* _EXERCISE GOAL_
Check each line of the listing, and copy it if it contains the word "page".

-- START OF SUPPLIED MATERIAL --

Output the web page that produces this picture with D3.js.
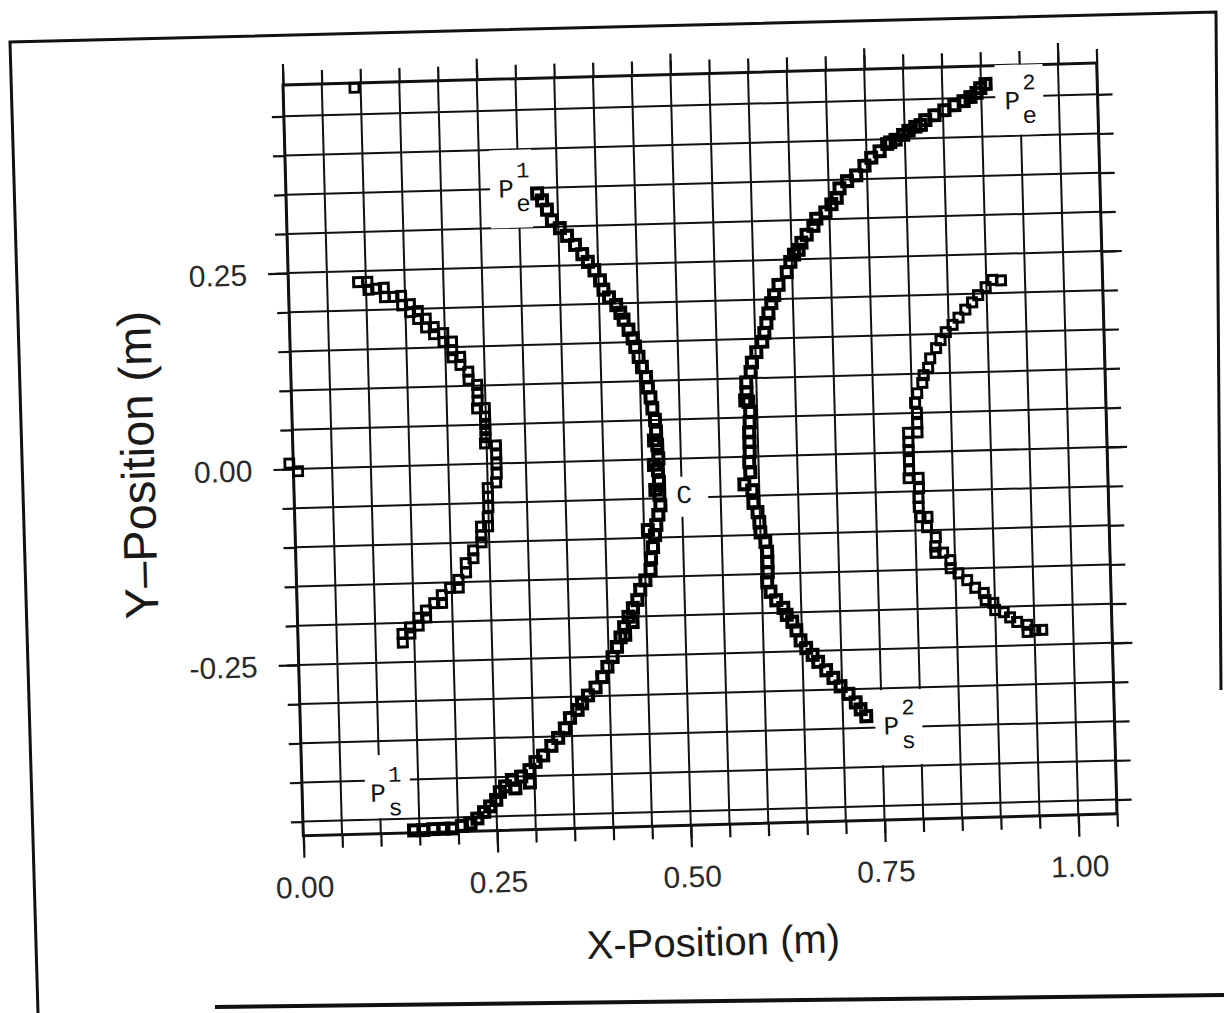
<!DOCTYPE html>
<html>
<head>
<meta charset="utf-8">
<script src="https://cdn.jsdelivr.net/npm/d3@7"></script>
<style>
  body { margin: 0; background: #fff; }
  svg { display: block; }
</style>
</head>
<body>
<svg width="1224" height="1013"></svg>
<script>
// axis ranges and tick labels (metres)
const xDomain = [0, 1.05];
const yDomain = [-0.468, 0.490];
const xTickLabels = [0, 0.25, 0.5, 0.75, 1.0];
const yTickLabels = [-0.25, 0, 0.25];

// left outer arc
const arcA = [
  [0.090,0.236],[0.102,0.236],[0.103,0.226],[0.113,0.227],[0.123,0.228],[0.124,0.216],
  [0.135,0.216],[0.145,0.217],[0.146,0.205],[0.156,0.206],[0.156,0.196],[0.166,0.197],
  [0.166,0.187],[0.176,0.187],[0.176,0.176],[0.186,0.176],[0.186,0.167],[0.198,0.168],
  [0.198,0.157],[0.209,0.157],[0.209,0.146],[0.209,0.137],[0.219,0.137],[0.219,0.127],
  [0.229,0.118],[0.229,0.108],[0.240,0.101],[0.240,0.091],[0.240,0.081],[0.239,0.071],
  [0.249,0.071],[0.249,0.060],[0.249,0.051],[0.249,0.043],[0.249,0.034],[0.248,0.026],
  [0.262,0.023],[0.262,0.013],[0.262,0.000],[0.262,-0.013],[0.261,-0.024],[0.250,-0.031],
  [0.250,-0.042],[0.250,-0.055],[0.249,-0.068],[0.249,-0.080],[0.240,-0.080],[0.240,-0.091],
  [0.240,-0.100],[0.229,-0.110],[0.229,-0.120],[0.219,-0.126],[0.219,-0.138],[0.209,-0.147],
  [0.209,-0.157],[0.198,-0.157],[0.187,-0.166],[0.187,-0.176],[0.177,-0.176],[0.166,-0.185],
  [0.166,-0.194],[0.156,-0.194],[0.156,-0.204],[0.145,-0.206],[0.145,-0.214],[0.135,-0.214],
  [0.135,-0.225]
];

// left inner arc, P_e^1 down to P_s^1
const arcB = [
  [0.324,0.343],[0.330,0.334],[0.336,0.322],[0.342,0.308],[0.352,0.298],[0.361,0.288],
  [0.371,0.276],[0.380,0.264],[0.387,0.254],[0.395,0.243],[0.402,0.230],[0.406,0.218],
  [0.413,0.208],[0.422,0.198],[0.427,0.188],[0.431,0.179],[0.437,0.166],[0.442,0.155],
  [0.445,0.144],[0.449,0.131],[0.453,0.118],[0.458,0.105],[0.460,0.092],[0.463,0.079],
  [0.465,0.065],[0.468,0.050],[0.469,0.035],[0.466,0.024],[0.470,0.018],[0.471,0.001],
  [0.465,-0.007],[0.470,-0.014],[0.471,-0.029],[0.466,-0.039],[0.471,-0.046],[0.472,-0.059],
  [0.469,-0.071],[0.466,-0.084],[0.455,-0.090],[0.464,-0.097],[0.461,-0.112],[0.458,-0.126],
  [0.457,-0.141],[0.450,-0.154],[0.443,-0.166],[0.439,-0.179],[0.433,-0.189],[0.427,-0.200],
  [0.432,-0.207],[0.421,-0.213],[0.422,-0.223],[0.416,-0.226],[0.411,-0.238],[0.405,-0.251],
  [0.398,-0.263],[0.391,-0.276],[0.382,-0.289],[0.372,-0.299],[0.364,-0.309],[0.358,-0.317],
  [0.348,-0.327],[0.341,-0.340],[0.332,-0.352],[0.323,-0.362],[0.312,-0.374],[0.302,-0.382],
  [0.294,-0.392],[0.283,-0.400],[0.294,-0.408],[0.271,-0.404],[0.275,-0.415],[0.262,-0.412],
  [0.255,-0.419],[0.250,-0.429],[0.242,-0.437],[0.234,-0.444],[0.225,-0.452],[0.216,-0.458],
  [0.205,-0.461],[0.192,-0.464],[0.181,-0.464],[0.168,-0.464],[0.155,-0.465],[0.143,-0.465]
];

// right inner arc, P_e^2 through C down to P_s^2
const arcC = [
  [0.906,0.467],[0.899,0.462],[0.894,0.456],[0.886,0.451],[0.877,0.446],[0.865,0.441],
  [0.852,0.435],[0.839,0.429],[0.827,0.423],[0.821,0.417],[0.814,0.415],[0.805,0.410],
  [0.798,0.405],[0.788,0.399],[0.781,0.396],[0.777,0.394],[0.767,0.385],[0.756,0.377],
  [0.747,0.367],[0.736,0.355],[0.724,0.348],[0.714,0.339],[0.710,0.327],[0.703,0.319],
  [0.695,0.309],[0.683,0.301],[0.679,0.292],[0.670,0.281],[0.663,0.271],[0.659,0.262],
  [0.653,0.256],[0.648,0.247],[0.643,0.234],[0.632,0.218],[0.626,0.205],[0.622,0.195],
  [0.618,0.182],[0.615,0.170],[0.612,0.157],[0.609,0.146],[0.601,0.133],[0.595,0.120],
  [0.593,0.108],[0.587,0.095],[0.587,0.082],[0.585,0.072],[0.589,0.070],[0.591,0.057],
  [0.590,0.044],[0.589,0.031],[0.589,0.019],[0.589,0.006],[0.588,-0.007],[0.589,-0.020],
  [0.581,-0.035],[0.591,-0.043],[0.592,-0.059],[0.597,-0.071],[0.599,-0.084],[0.600,-0.097],
  [0.606,-0.109],[0.608,-0.122],[0.608,-0.135],[0.608,-0.148],[0.607,-0.161],[0.611,-0.173],
  [0.618,-0.184],[0.627,-0.194],[0.631,-0.203],[0.638,-0.212],[0.643,-0.223],[0.648,-0.236],
  [0.655,-0.246],[0.663,-0.255],[0.670,-0.264],[0.680,-0.275],[0.689,-0.285],[0.698,-0.296],
  [0.708,-0.306],[0.717,-0.317],[0.723,-0.326],[0.730,-0.335]
];

// right outer arc
const arcD = [
  [0.908,0.217],[0.919,0.216],[0.899,0.208],[0.889,0.198],[0.881,0.189],[0.872,0.180],
  [0.863,0.170],[0.855,0.161],[0.846,0.152],[0.839,0.142],[0.833,0.132],[0.825,0.119],
  [0.822,0.107],[0.816,0.098],[0.814,0.088],[0.807,0.075],[0.804,0.063],[0.806,0.050],
  [0.806,0.037],[0.794,0.025],[0.806,0.025],[0.794,0.013],[0.794,0.003],[0.794,-0.010],
  [0.794,-0.023],[0.793,-0.033],[0.806,-0.033],[0.806,-0.046],[0.805,-0.058],[0.805,-0.070],
  [0.807,-0.083],[0.816,-0.083],[0.815,-0.096],[0.826,-0.109],[0.825,-0.121],[0.825,-0.129],
  [0.835,-0.129],[0.844,-0.139],[0.844,-0.149],[0.854,-0.156],[0.865,-0.165],[0.875,-0.175],
  [0.886,-0.182],[0.888,-0.191],[0.898,-0.195],[0.900,-0.204],[0.911,-0.207],[0.919,-0.214],
  [0.928,-0.220],[0.941,-0.224],[0.941,-0.233],[0.951,-0.231],[0.960,-0.231]
];

// isolated points
const strays = [[0.092,0.484],[-0.005,0.007],[0.006,-0.003]];

// point labels
const labels = [
  {main: 'P', sup: '1', sub: 'e', x: 0.284, y: 0.351, box: [-16, 26, -38, 40]},
  {main: 'P', sup: '2', sub: 'e', x: 0.940, y: 0.446, box: [-17, 31, -35, 35]},
  {main: 'P', sup: '1', sub: 's', x: 0.098, y: -0.415, box: [-13, 32, -37, 26]},
  {main: 'P', sup: '2', sub: 's', x: 0.762, y: -0.347, box: [-16, 31, -35, 40]},
  {main: 'C', sup: '', sub: '', x: 0.503, y: -0.045, box: [-20, 24, -17, 23]}
];

const svg = d3.select('svg');
const W = 814, H = 751;
const ink = '#111';

// scanned page frame
svg.append('path')
  .attr('d', 'M38,1013 L10,42 L1216,12 L1221,690')
  .attr('fill', 'none').attr('stroke', ink).attr('stroke-width', 3);
svg.append('path')
  .attr('d', 'M215,1007 L1224,995')
  .attr('fill', 'none').attr('stroke', ink).attr('stroke-width', 4);

const g = svg.append('g').attr('transform', 'translate(283,85) rotate(-1.55)');

const x = d3.scaleLinear().domain(xDomain).range([0, W]);
const y = d3.scaleLinear().domain(yDomain).range([H, 0]);

const minorX = x.ticks(21);
const minorY = y.ticks(19);

// grid
g.append('g').selectAll('line').data(minorX).join('line')
  .attr('x1', d => x(d)).attr('x2', d => x(d)).attr('y1', 0).attr('y2', H)
  .attr('stroke', ink).attr('stroke-width', 2);
g.append('g').selectAll('line').data(minorY).join('line')
  .attr('y1', d => y(d)).attr('y2', d => y(d)).attr('x1', 0).attr('x2', W)
  .attr('stroke', ink).attr('stroke-width', 2);

// outward ticks on all four sides
function ticks(axis, pos, vals, size, fmt) {
  const a = g.append('g').attr('transform', pos)
    .call(axis.tickValues(vals).tickSize(size).tickFormat(fmt || ''));
  a.select('.domain').remove();
  a.selectAll('line').attr('stroke', ink).attr('stroke-width', 2.2);
  return a;
}
ticks(d3.axisBottom(x), `translate(0,${H})`, minorX, 13);
ticks(d3.axisTop(x), 'translate(0,0)', minorX, 14);
ticks(d3.axisLeft(y), 'translate(0,0)', minorY, 12);
ticks(d3.axisRight(y), `translate(${W},0)`, minorY, 15);
ticks(d3.axisTop(x), 'translate(0,0)', xTickLabels, 21);
ticks(d3.axisRight(y), `translate(${W},0)`, yTickLabels, 20);

const fmt = d => d.toFixed(2);
const bx = ticks(d3.axisBottom(x), `translate(0,${H})`, xTickLabels, 22, fmt);
bx.selectAll('text')
  .attr('y', 62).attr('dy', 0)
  .attr('font-family', '"Liberation Sans", Arial, Helvetica, sans-serif')
  .attr('font-size', 30).attr('fill', '#2a2a2a');
const ly = ticks(d3.axisLeft(y), 'translate(0,0)', yTickLabels, 20, fmt);
ly.selectAll('text')
  .attr('x', -41).attr('dy', '0.36em')
  .attr('font-family', '"Liberation Sans", Arial, Helvetica, sans-serif')
  .attr('font-size', 30).attr('fill', '#2a2a2a');

// plot border
g.append('rect').attr('x', 0).attr('y', 0).attr('width', W).attr('height', H)
  .attr('fill', 'none').attr('stroke', ink).attr('stroke-width', 3);

// label boxes knock out the grid
const lab = g.append('g').selectAll('g').data(labels).join('g')
  .attr('transform', d => `translate(${x(d.x)},${y(d.y)})`);
lab.append('rect')
  .attr('x', d => d.box[0]).attr('y', d => d.box[2])
  .attr('width', d => d.box[1] - d.box[0]).attr('height', d => d.box[3] - d.box[2])
  .attr('fill', '#fff');
const mono = '"Courier New", "Liberation Mono", monospace';
lab.append('text').text(d => d.main)
  .attr('text-anchor', 'middle').attr('dy', '0.36em')
  .attr('font-family', mono).attr('font-size', 26).attr('fill', ink);
lab.append('text').text(d => d.sup)
  .attr('x', 17).attr('y', -18).attr('dy', '0.36em').attr('text-anchor', 'middle')
  .attr('font-family', mono).attr('font-size', 22).attr('fill', ink);
lab.append('text').text(d => d.sub)
  .attr('x', 17).attr('y', 15).attr('dy', '0.36em').attr('text-anchor', 'middle')
  .attr('font-family', mono).attr('font-size', 24).attr('fill', ink);

// square markers; the two inner arcs are packed tighter in the scan
const s = 9;
[[arcA, 3, s], [arcB, 4, 10], [arcC, 4, 10], [arcD, 3, s], [strays, 2.8, s]].forEach(([series, sw, sz]) => {
  g.append('g').selectAll('rect').data(series).join('rect')
    .attr('x', d => x(d[0]) - sz / 2).attr('y', d => y(d[1]) - sz / 2)
    .attr('width', sz).attr('height', sz)
    .attr('fill', 'none').attr('stroke', '#000').attr('stroke-width', sw);
});

// axis titles
g.append('text').text('X-Position (m)')
  .attr('x', W / 2).attr('y', H + 131).attr('text-anchor', 'middle')
  .attr('font-family', '"Liberation Sans", Arial, Helvetica, sans-serif')
  .attr('font-size', 40).attr('fill', '#1a1a1a');
g.append('text').text('Y–Position (m)')
  .attr('transform', `translate(-139,${y(0) - 8}) rotate(-90)`)
  .attr('text-anchor', 'middle')
  .attr('font-family', '"Liberation Sans", Arial, Helvetica, sans-serif')
  .attr('font-size', 47).attr('fill', '#1a1a1a');
</script>
</body>
</html>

-- END OF SUPPLIED MATERIAL --

* _ANSWER TO THIS EXERCISE_
Output the web page that produces this picture with D3.js.
// scanned page frame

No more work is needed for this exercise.